• Challenge
Your task is to transcribe all of the data below exactly, omitting the images.

• Information supplied
****************************************

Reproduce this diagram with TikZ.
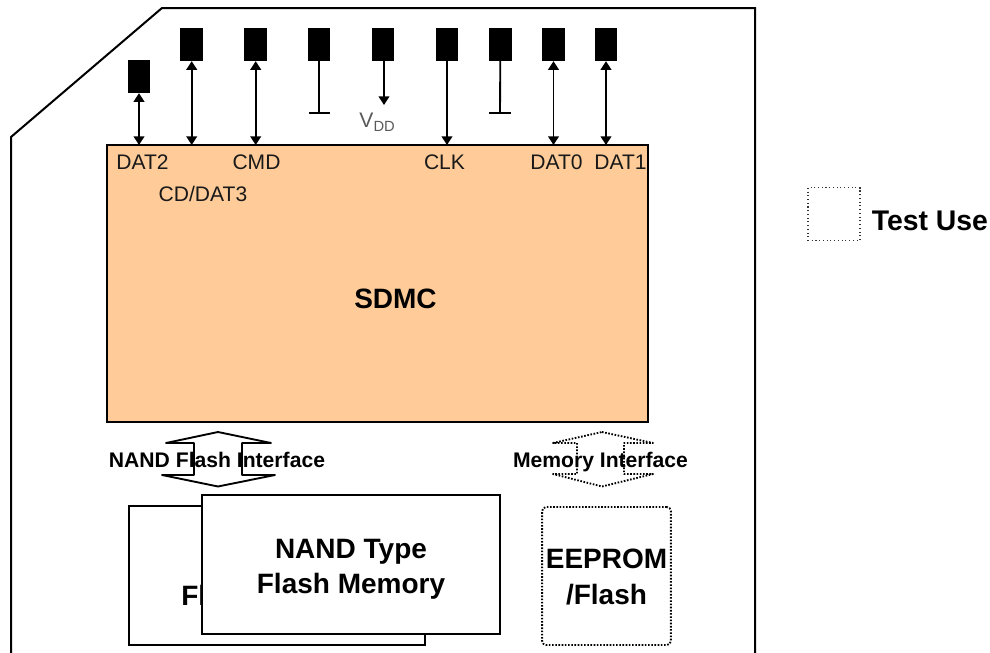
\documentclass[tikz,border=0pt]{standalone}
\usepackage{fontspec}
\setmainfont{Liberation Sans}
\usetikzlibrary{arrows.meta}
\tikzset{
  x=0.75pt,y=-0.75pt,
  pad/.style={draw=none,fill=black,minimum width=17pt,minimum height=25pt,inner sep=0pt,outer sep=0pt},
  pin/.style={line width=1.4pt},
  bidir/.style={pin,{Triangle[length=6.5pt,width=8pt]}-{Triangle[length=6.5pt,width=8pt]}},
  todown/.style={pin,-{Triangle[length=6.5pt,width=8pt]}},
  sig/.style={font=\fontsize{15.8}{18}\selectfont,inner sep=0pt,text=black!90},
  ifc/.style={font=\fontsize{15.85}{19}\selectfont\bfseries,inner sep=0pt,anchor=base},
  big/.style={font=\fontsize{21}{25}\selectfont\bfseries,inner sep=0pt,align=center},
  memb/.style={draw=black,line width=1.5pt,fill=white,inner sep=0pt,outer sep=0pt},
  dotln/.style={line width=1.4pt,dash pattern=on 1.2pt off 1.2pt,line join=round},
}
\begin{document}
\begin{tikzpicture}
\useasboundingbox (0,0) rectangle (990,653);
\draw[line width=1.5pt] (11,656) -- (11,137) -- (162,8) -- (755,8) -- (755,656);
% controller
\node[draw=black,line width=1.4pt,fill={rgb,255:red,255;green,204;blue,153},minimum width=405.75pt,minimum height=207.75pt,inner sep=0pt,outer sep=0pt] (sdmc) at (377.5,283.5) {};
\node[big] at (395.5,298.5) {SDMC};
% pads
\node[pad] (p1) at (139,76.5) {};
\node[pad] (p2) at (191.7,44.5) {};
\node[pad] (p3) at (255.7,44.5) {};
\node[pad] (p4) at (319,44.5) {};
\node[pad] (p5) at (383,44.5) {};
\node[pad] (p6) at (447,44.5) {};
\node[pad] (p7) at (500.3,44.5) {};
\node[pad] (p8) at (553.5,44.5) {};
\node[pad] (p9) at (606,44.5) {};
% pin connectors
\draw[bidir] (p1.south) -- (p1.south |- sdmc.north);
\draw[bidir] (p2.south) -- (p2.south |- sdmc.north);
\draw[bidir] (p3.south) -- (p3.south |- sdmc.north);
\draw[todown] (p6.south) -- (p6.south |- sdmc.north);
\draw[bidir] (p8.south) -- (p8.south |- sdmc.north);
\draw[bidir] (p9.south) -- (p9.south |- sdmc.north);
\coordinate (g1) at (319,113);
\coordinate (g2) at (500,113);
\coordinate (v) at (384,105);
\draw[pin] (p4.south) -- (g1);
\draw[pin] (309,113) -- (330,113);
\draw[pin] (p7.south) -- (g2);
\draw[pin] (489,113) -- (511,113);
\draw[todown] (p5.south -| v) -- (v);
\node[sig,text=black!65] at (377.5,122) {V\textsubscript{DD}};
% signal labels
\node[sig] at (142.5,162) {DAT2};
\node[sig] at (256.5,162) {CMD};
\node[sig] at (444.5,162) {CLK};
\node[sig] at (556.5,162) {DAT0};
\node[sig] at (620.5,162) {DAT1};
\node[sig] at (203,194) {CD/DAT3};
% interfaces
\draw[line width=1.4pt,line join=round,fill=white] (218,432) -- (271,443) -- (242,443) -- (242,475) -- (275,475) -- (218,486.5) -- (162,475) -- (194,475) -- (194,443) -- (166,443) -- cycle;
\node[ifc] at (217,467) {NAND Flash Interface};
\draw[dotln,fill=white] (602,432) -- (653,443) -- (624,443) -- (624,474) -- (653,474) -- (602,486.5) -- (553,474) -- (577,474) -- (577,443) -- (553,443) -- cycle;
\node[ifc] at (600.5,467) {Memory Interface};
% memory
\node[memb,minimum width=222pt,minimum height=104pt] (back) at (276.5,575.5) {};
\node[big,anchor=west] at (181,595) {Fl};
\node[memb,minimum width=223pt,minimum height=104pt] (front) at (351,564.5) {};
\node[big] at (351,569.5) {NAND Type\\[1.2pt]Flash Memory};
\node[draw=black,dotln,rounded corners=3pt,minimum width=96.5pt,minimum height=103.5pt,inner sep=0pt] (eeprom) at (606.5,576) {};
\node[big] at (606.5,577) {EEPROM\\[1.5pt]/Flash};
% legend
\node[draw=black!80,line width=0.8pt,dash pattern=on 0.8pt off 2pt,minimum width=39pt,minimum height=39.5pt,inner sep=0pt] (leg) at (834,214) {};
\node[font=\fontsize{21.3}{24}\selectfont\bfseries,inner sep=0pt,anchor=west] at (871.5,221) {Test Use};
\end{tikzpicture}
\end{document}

****************************************

• Task solution
Reproduce this diagram with TikZ.
\documentclass[tikz,border=0pt]{standalone}
\usepackage{fontspec}
\setmainfont{Liberation Sans}
\usetikzlibrary{arrows.meta}
\tikzset{
  x=0.75pt,y=-0.75pt,
  pad/.style={draw=none,fill=black,minimum width=17pt,minimum height=25pt,inner sep=0pt,outer sep=0pt},
  pin/.style={line width=1.4pt},
  bidir/.style={pin,{Triangle[length=6.5pt,width=8pt]}-{Triangle[length=6.5pt,width=8pt]}},
  todown/.style={pin,-{Triangle[length=6.5pt,width=8pt]}},
  sig/.style={font=\fontsize{15.8}{18}\selectfont,inner sep=0pt,text=black!90},
  ifc/.style={font=\fontsize{15.85}{19}\selectfont\bfseries,inner sep=0pt,anchor=base},
  big/.style={font=\fontsize{21}{25}\selectfont\bfseries,inner sep=0pt,align=center},
  memb/.style={draw=black,line width=1.5pt,fill=white,inner sep=0pt,outer sep=0pt},
  dotln/.style={line width=1.4pt,dash pattern=on 1.2pt off 1.2pt,line join=round},
}
\begin{document}
\begin{tikzpicture}
\useasboundingbox (0,0) rectangle (990,653);
\draw[line width=1.5pt] (11,656) -- (11,137) -- (162,8) -- (755,8) -- (755,656);
% controller
\node[draw=black,line width=1.4pt,fill={rgb,255:red,255;green,204;blue,153},minimum width=405.75pt,minimum height=207.75pt,inner sep=0pt,outer sep=0pt] (sdmc) at (377.5,283.5) {};
\node[big] at (395.5,298.5) {SDMC};
% pads
\node[pad] (p1) at (139,76.5) {};
\node[pad] (p2) at (191.7,44.5) {};
\node[pad] (p3) at (255.7,44.5) {};
\node[pad] (p4) at (319,44.5) {};
\node[pad] (p5) at (383,44.5) {};
\node[pad] (p6) at (447,44.5) {};
\node[pad] (p7) at (500.3,44.5) {};
\node[pad] (p8) at (553.5,44.5) {};
\node[pad] (p9) at (606,44.5) {};
% pin connectors
\draw[bidir] (p1.south) -- (p1.south |- sdmc.north);
\draw[bidir] (p2.south) -- (p2.south |- sdmc.north);
\draw[bidir] (p3.south) -- (p3.south |- sdmc.north);
\draw[todown] (p6.south) -- (p6.south |- sdmc.north);
\draw[bidir] (p8.south) -- (p8.south |- sdmc.north);
\draw[bidir] (p9.south) -- (p9.south |- sdmc.north);
\coordinate (g1) at (319,113);
\coordinate (g2) at (500,113);
\coordinate (v) at (384,105);
\draw[pin] (p4.south) -- (g1);
\draw[pin] (309,113) -- (330,113);
\draw[pin] (p7.south) -- (g2);
\draw[pin] (489,113) -- (511,113);
\draw[todown] (p5.south -| v) -- (v);
\node[sig,text=black!65] at (377.5,122) {V\textsubscript{DD}};
% signal labels
\node[sig] at (142.5,162) {DAT2};
\node[sig] at (256.5,162) {CMD};
\node[sig] at (444.5,162) {CLK};
\node[sig] at (556.5,162) {DAT0};
\node[sig] at (620.5,162) {DAT1};
\node[sig] at (203,194) {CD/DAT3};
% interfaces
\draw[line width=1.4pt,line join=round,fill=white] (218,432) -- (271,443) -- (242,443) -- (242,475) -- (275,475) -- (218,486.5) -- (162,475) -- (194,475) -- (194,443) -- (166,443) -- cycle;
\node[ifc] at (217,467) {NAND Flash Interface};
\draw[dotln,fill=white] (602,432) -- (653,443) -- (624,443) -- (624,474) -- (653,474) -- (602,486.5) -- (553,474) -- (577,474) -- (577,443) -- (553,443) -- cycle;
\node[ifc] at (600.5,467) {Memory Interface};
% memory
\node[memb,minimum width=222pt,minimum height=104pt] (back) at (276.5,575.5) {};
\node[big,anchor=west] at (181,595) {Fl};
\node[memb,minimum width=223pt,minimum height=104pt] (front) at (351,564.5) {};
\node[big] at (351,569.5) {NAND Type\\[1.2pt]Flash Memory};
\node[draw=black,dotln,rounded corners=3pt,minimum width=96.5pt,minimum height=103.5pt,inner sep=0pt] (eeprom) at (606.5,576) {};
\node[big] at (606.5,577) {EEPROM\\[1.5pt]/Flash};
% legend
\node[draw=black!80,line width=0.8pt,dash pattern=on 0.8pt off 2pt,minimum width=39pt,minimum height=39.5pt,inner sep=0pt] (leg) at (834,214) {};
\node[font=\fontsize{21.3}{24}\selectfont\bfseries,inner sep=0pt,anchor=west] at (871.5,221) {Test Use};
\end{tikzpicture}
\end{document}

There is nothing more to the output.